I found the wood screws first, and then I made my way to the main aisle that would lead me to the section where I’d find the remainder of my required items. To get there, it was necessary to pass the appliance department. On approach, there was a rather rugged looking fellow who appeared to be guarding multiple flatbeds, each bearing some larger appliances—things like dishwashers and microwave ovens. It was an impressive stash of items he was preparing to purchase. But even with his remarkable train of products, the man himself stood out as most notable in the collection. He was decked in red, white, and blue from top to bottom. Everything on him bore an American flag, from his bandana to his pants. Even his shoes testified to the pageantry. Admittedly, being the patriot that I am, I was impressed, and I felt almost as if I should remove my hat and put my hand over my heart as I passed him.

But I didn’t, and that’s because as I made my way toward him, I could more than tell that he’d locked onto me with a stare. Having forgotten what was on the t-shirt I was wearing, I didn’t know why, at least not until he spoke.

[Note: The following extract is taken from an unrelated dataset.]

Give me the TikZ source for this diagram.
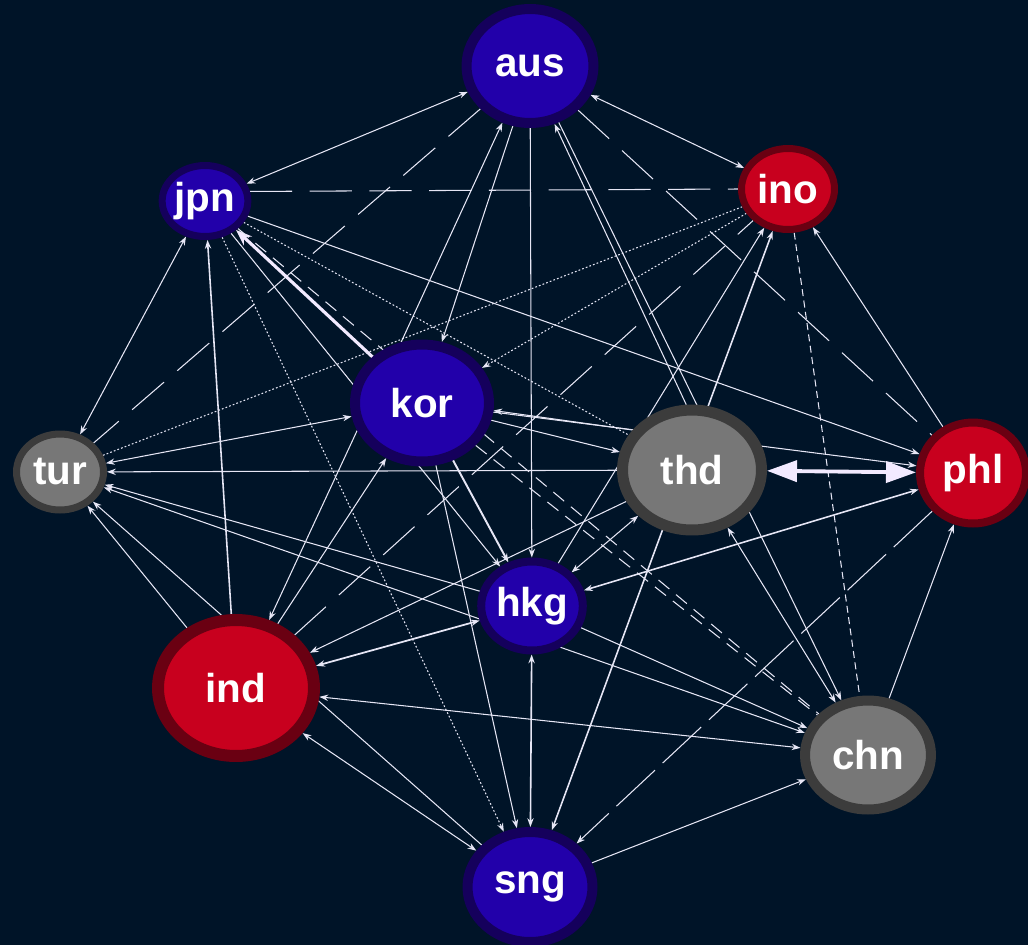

“Nice shirt,” he intoned sarcastically. I smiled and kept my passing pace. But then he added, “Ashamed of your own flag, friend?”

Now, I suppose most folks would probably just have allowed the man his space and kept walking, relegating his rudeness to the obvious fact that he’s an overly-zealous nutjob. I mean, I don’t need to tell him that I’m not ashamed of my country’s flag. I love America. I also love the freedom I have to wear my England t-shirt while working on my home. Still, it was the urge I acted upon next that I posited at the beginning of this little jaunt as something I should probably stop doing because it could get me into trouble.

As immediately as he spoke, I turned and offered in my best British accent something like, “Oy, mate! It’s ’ard enough I’ve to drive my motorcar on the wrong side o’ the road, but must I also be coerced into ’splaining my bloody shirt?!”

Although I didn’t remain long, I stayed put long enough to note that the surprise on his face was worth at least a couple of quid.

Returning to my previous pace, I continued my quest. I certainly didn’t want to continue the engagement, anyway, and mainly because if I found myself drawn into an actual conversation, one in which I’d have to keep the charade alive, he would’ve eventually noticed that I can’t keep the accent going for too long before it devolves into something more attuned to an Australian trying to sound Jamaican.

I can’t say for sure, but I do think he tried to apologize as I walked away. I think he said something about respecting America’s allies. Well, whatever. I turned the corner of the aisle I needed, grabbed my wall plates, and then took the long way back to the checkout lanes, traveling first among the ceiling fans and then through the outdoor garden department, all in an effort to evade my star spangled antagonist and the possibility of betraying my covert tactics.

In a way, the sample before me of the Crown Royal Blenders’ Series Bourbon Mash that I received from my friend George reminds me of the scene I just described. It’s a Canadian whisky, but it’s pretending to be from Kentucky. And while it does a pretty good job at first, the longer you spend with it, the more you realize it’s just another syrupy edition from Crown Royal.

The nose of this whisky is splendid. It carries some pretty typical Bourbon sensations, at least enough for an initial convincing if this were a blind taste test. In addition to these particulars, there is a more notable scent of simmering butter and glazed peaches.

A taste reveals the Bourbon influence but betrays its non-native birth. Firstly, there’s a wash of creamy vanilla and a shake of the fruit from the nosing, but no sooner than this commentary begins does it turn with an aftertaste of sour artificial flavoring eased only slightly by a drop of honey.

The finish is where its attempts at being a Bourbon cease and it wholly becomes what I most recall about Crown Royal. With a short to medium fade, the whisky suddenly feels thicker than you remember, coating the tongue with an overly-sugared stratum.

For Crown Royal fans, this whisky may put forth a Bourbon flag, but in all, it will be the candy-like and velvety experience you’d expect from your homeland. For all others, I suspect that this dram will serve only to confirm a thankfulness for genuine Bourbon while reaffirming any alternate choices you may have made with regard to the Canadian whiskies you prefer. Either way, just know that it probably doesn’t matter what shirt you’re wearing while you drink it.